Amino acid sequences of all protein coding genes annotated by Prokka were used as queries to run BLASTP against the ResFinder amino acid database15,43. Hits with 100% identity and 100% length coverage to the reference amino acid sequence were then filtered and manually curated to only include ESBL genes. Isolates with less than perfect matches to a database entry were compared with the NCBI non-redundant protein sequences (nr) database with BLASTP. To estimate the copy number of the ESBL gene(s) in each genome, Illumina raw reads were mapped to the assembled draft genome using BWA with default parameters48. The read depth covering each gene was then calculated via the MULTICOV function of BEDTOOLS v2.30.0, with the input BAM file generated by BWA and the BED file that includes all protein coding genes, tRNAs, and rRNAs49. To normalize read coverage, we used an AWK pipeline to calculate the reads per kilobase per million mapped reads (RPKM) for each gene based on the depth list output of BEDTOOLS. A list of single copy genes shared by all genomes included in this study was extracted from the < gene_presence_absence.csv > output file of Roary v3.13.013. For each genome, the median RPKM value of the single copy genes was calculated using the median() function in R. ESBL gene copy number in each genome was estimated by dividing the RPKM value of the ESBL gene(s) by the median RPKM value of single copy genes for the same genome.

ESBL-encoding plasmid detection and analysis of flanking regions

A list of ESBL-encoding reference plasmids was first generated from all hybrid assembled genomes and plasmid contigs identified by MOB-RECON v3.1.716,17. Contigs predicted to be circular by Unicycler v0.5.0 but not recognized as plasmids were not included in the reference plasmid list. To reduce redundancy, plasmids sharing > 95% nucleotide similarity (defined as the product of query coverage and nucleotide identity) and encoding the same ESBL gene were combined and only the longest plasmid was retained. The remaining reference plasmids were then queried in all genomes using BLASTN and hits that had > 95% nucleotide similarity were retained. Results were then manually curated to remove hits in genomes predicted to encode ESBLs on the chromosome only and hits to reference plasmids harboring a different ESBL. Among Illumina-only genomes, if there were hits to multiple reference plasmids with the same ESBL, only the longest reference plasmid was reported. To assess ESBL flanking regions, DNA segments containing up to 15 genes upstream and downstream of each ESBL gene were visualized via the R package genoPlotR, and were manually aligned centering on the ESBL gene to visualize conservation and enable classification of ESBL-containing MGEs50. Associations between ESBL plasmid replicon/incompatibility type and ST131 subclades were assessed using a Fisher’s Exact test.

Identification of subclade-specific genes and SNPs for clade C

The 138 annotated genomes belonging to clade C, including four genomes in clade C2a, were used for pangenome analysis.
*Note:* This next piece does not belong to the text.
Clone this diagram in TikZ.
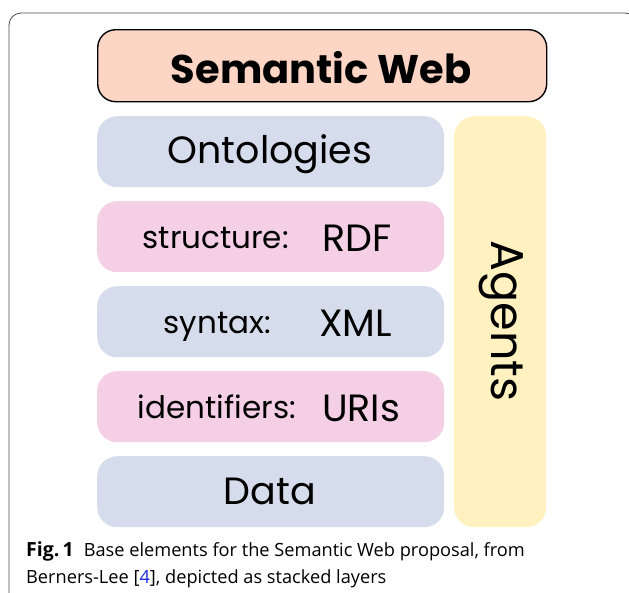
\documentclass[tikz,border=0pt]{standalone}
\usepackage{fontspec}
\setmainfont{Poppins}
\newfontfamily\capfont{Open Sans}
\definecolor{webfill}{HTML}{FCD5C5}
\definecolor{layerblue}{HTML}{D5DCEB}
\definecolor{layerpink}{HTML}{F4CFE6}
\definecolor{agentfill}{HTML}{FFF2C0}
\definecolor{linkblue}{HTML}{1F2BD8}
\begin{document}
\begin{tikzpicture}[x=1pt,y=-1pt,
  layer/.style={rounded corners=20pt,inner sep=0pt,minimum width=347pt,minimum height=71pt,anchor=north west},
  bigtxt/.style={font=\fontsize{38}{38}\selectfont,inner sep=0pt},
  smalltxt/.style={font=\fontsize{31}{31}\selectfont,inner sep=0pt},
  captxt/.style={anchor=base west,inner sep=0pt,font=\capfont\fontsize{18.2}{26}\selectfont}]
\useasboundingbox (0,0) rectangle (629,592);
% outer frame of the figure
\draw[line width=0.8pt,rounded corners=12pt,black!70] (9,600) -- (9,13) -- (637,13) -- (637,100);
% top box
\node[draw=black,line width=1.4pt,fill=webfill,rounded corners=18pt,minimum width=449pt,minimum height=72pt,anchor=north west,inner sep=0pt] (web) at (97,29) {};
\node[font=\fontsize{40}{40}\selectfont\bfseries,inner sep=0pt,anchor=base] (webtxt) at (321,83) {Semantic Web};
% stacked layers
\node[layer,fill=layerblue] (onto) at (97,116) {};
\node[layer,fill=layerpink] (rdf) at (97,201) {};
\node[layer,fill=layerblue] (xml) at (97,286) {};
\node[layer,fill=layerpink] (uri) at (97,371) {};
\node[layer,fill=layerblue] (data) at (97,456) {};
\node[bigtxt,anchor=base] (ontotxt) at (270,163) {Ontologies};
\node[bigtxt,anchor=base west] (rdftxt) at (322,251) {RDF};
\node[smalltxt,anchor=base east] (rdflab) at (289,248) {structure:};
\node[bigtxt,anchor=base west] (xmltxt) at (319,336) {XML};
\node[smalltxt,anchor=base east] (xmllab) at (271,333) {syntax:};
\node[bigtxt,anchor=base west] (uritxt) at (322,421) {URIs};
\node[smalltxt,anchor=base east] (urilab) at (296,418) {identifiers:};
\node[bigtxt,anchor=base] (datatxt) at (270,504) {Data};
% side column
\node[fill=agentfill,rounded corners=20pt,inner sep=0pt,minimum width=92pt,minimum height=411pt,anchor=north west] (agents) at (454,116) {};
\node[font=\fontsize{46}{46}\selectfont,rotate=-90,inner sep=0pt] (agtxt) at (501,321) {Agents};
% caption
\node[captxt] (cap1) at (26,556) {{\fontsize{19.5}{26}\selectfont\textbf{Fig.\,1}}\hspace{0.55em}Base elements for the Semantic Web proposal, from};
\node[captxt] (cap2) at (26,583) {Berners-Lee [\textcolor{linkblue}{4}], depicted as stacked layers};
\end{tikzpicture}
\end{document}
The pangenome analysis tool ROARY was used to generate a gene presence and absence matrix (gene_presence_absence.csv). Genes enriched in each clade were identified as those that were present in more than 80% of isolates within the clade and less than 20% of isolates outside the clade. We further assessed the significance of enriched genes by performing a Fisher’s Exact test. The pangenome matrix was visualized using the heatmap() function in R. Genes associated with prophages and transposons were identified using PHASTER and MobileElementFinder, respectively51,52,53. Snippy was used to identify SNPs among clade C1 and C2 isolates using the DVT980 (earliest collected isolate) hybrid assembled genome as a reference. SNPs found in genomic regions identified by ClonalFrameML as putative recombinations were then masked. SNPs located in clade C core genes were annotated with gene description and locus tag of the reference genome. SNPs were then examined manually to identify genes with repeated and independent mutations within each subclade. Prophages were identified using PHASTEST54. Sequences of prophages predicted to be intact or questionable were extracted from genomes and compared to one another with all-by-all BLASTN. Clusters of genetically related prophages were identified as those with ≥ 90% nucleotide identity and ≥ 90% sequence coverage, as in55.